Goode explores four centuries of keyboard music at Lincoln Center

Wed Apr 18, 2018 at 2:23 pm
Richard Goode performed a recital Tuesday night at Alice Tully Hall. Photo: Steve Ryskind

Richard Goode performed a recital Tuesday night at Alice Tully Hall. Photo: Steve Ryskind

On Tuesday, Richard Goode was bent on showing the range he has developed in his outstanding career. The American pianist’s recital at Alice Tully Hall, under the auspices of Lincoln Center’s Great Performers series, presented music from four different centuries.

The program proceeded chronologically, starting in 1591 with selections from William Byrd’s My Ladye Nevells Booke of Virginal Music. Goode took an interesting tack in this music—one expects a crisp articulation with this kind of firm counterpoint, but his delicate pedaling brought warmth to the two Pavanes he played, particularly the Third Pavane, a deep and thoughtful reflection, providing contrast to the bright energy of its Galliarde.

The same method was less successful in Goode’s Bach selection, the English Suite No. 6 in D minor. His playing was grand and stately in the Prelude and Allemande, but he tripped over the inner fast movements. While there was a certain excitement to the rapid flow of the Courante, the gloss of Goode’s pedaling made it difficult to follow the line, as the intricate counterpoint was drowned in the torrent. The Sarabande, though lovely in some of its detail, was unsteady, and its double became badly tangled in spots.

Goode found his form, thankfully, for the end of the suite, due largely to a more measured approach. While he was more strictly in time in the two Gavottes than earlier in the suite, the music had more room to breathe, unfolding in its own time and showing Goode’s keen feeling for the line. The closing Gigue, even and clear, was brilliantly played; without his tempo rushing ahead, the innate storminess of the music came through.

Goode is a celebrated interpreter of Beethoven, and his take on the Sonata No. 28, Op. 101, was perhaps the most attractive feature of the program. The opening movement showed his gift for color and phrase with warm sighs and sparkling turns. Grace and wit characterized his interpretation of the second movement, though a slightly more marcato attack would have helped to achieve Beethoven’s “Marchmäßig” indication.

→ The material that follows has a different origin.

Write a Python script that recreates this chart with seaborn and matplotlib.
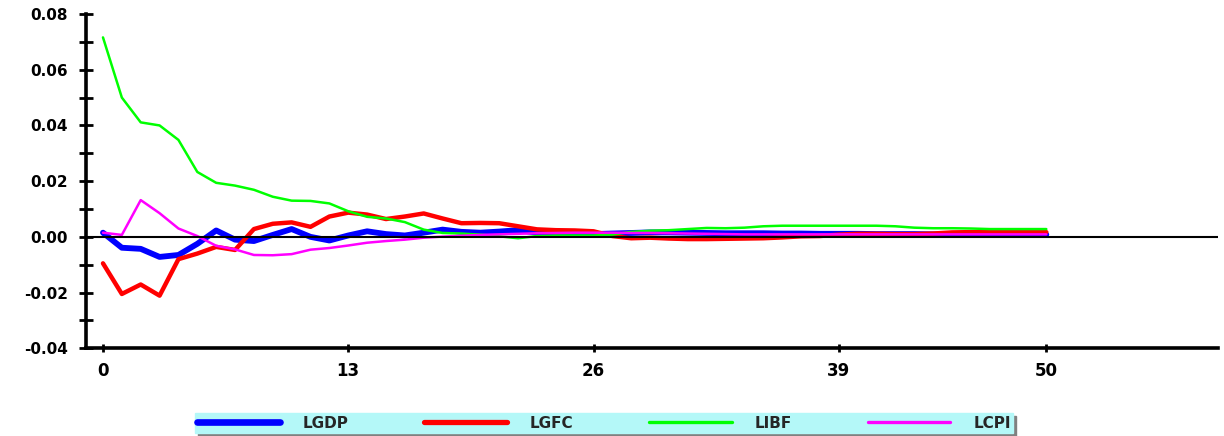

He brought a lovely, quiet sadness to the diminutive third movement, pulling at the ends of phrases and achieving warm glow in the sound. The start of the finale was bursting with joy, though much of the fugato later on felt rather stiff.

Given Goode’s association with the classical and romantic rep, it came as a surprise that the most compelling playing of the evening was in Book 2 of Debussy’s Preludes, which made up the second half. His rippling, ghostly textures created an ideal shimmer from the start of “Brouillards,” and “Feuilles mortes” was just as evocative with its slow, falling figures. “La puerta del vino” brought with it a sultry whisper of a habanera.

Standing out among the twelve preludes was “General Lavine—eccentric,” with sly shaping in the playful lines of the cakewalk, marked by little outbursts of comic gesture. “Feux d’artifice, the last of the dozen,” was a tour de force as the veteran pianist showed superb virtuosity, landing Debussy’s dazzling effects  with real purpose.

A parade of encores has become de rigueur for piano recitals, but Goode offered just one: Chopin’s Op. 60 Barcarolle, stylishly played, with just the perfect touch of sentiment.